Today's point, though, is that Zero Dark Thirty, once the clear frontrunner in a fairly crowded year, has fallen considerably behind. Bigelow and company don't seem quite as willing to campaign as the Argo and Silver Linings crew, but they still have time. Final votes are due on February 19, meaning there are a little more than three weeks before final arguments have to be made. We'd like to see the film wrangle a win — it's a more complex and more intellectually rewarding film than Argo (which is, again, quite good), and certainly seems to have struck a chord with people, in varying ways. That kind of controversy should not be viewed as a mark of in-distinction. Really, it means that Bigelow and company were that much more successful in their efforts. Which were, y'know, to stoke a conversation about this complicated recent event. In a more just Oscar world, a film would be rewarded for teasing out those questions. But, that's just not the way things work.

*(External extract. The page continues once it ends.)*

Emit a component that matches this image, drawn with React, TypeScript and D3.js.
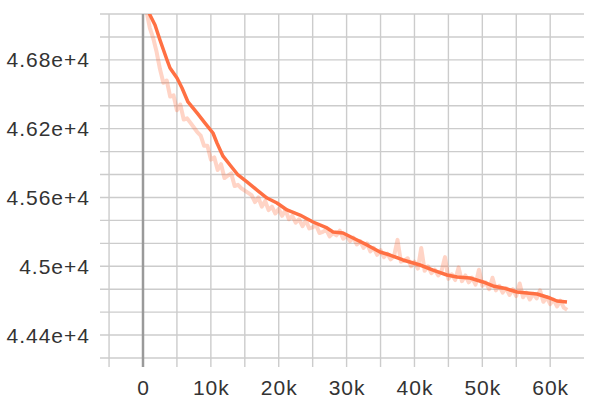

The Oscars will likely go for a Middle East story that ends on a definitively happy note. With Americans and their collaborators (the short-changed Canadians) looking like heroes, including two Hollywood film producers. It's the stuff of Oscar dreams. As is, potentially, the well-acted romantic comedy with some "difficult" subject matter that's handled frankly enough to earn potential Best Picture status, but also cavalierly enough to actually win. (No one really wants to talk about bipolar disorder that can't be cured with dance competitions.) But that terrorism drama that shows Americans at their worst (and best, in some respects) and ends with a big shadowy sigh? Yeah, maybe we were crazy to think that ever had a chance.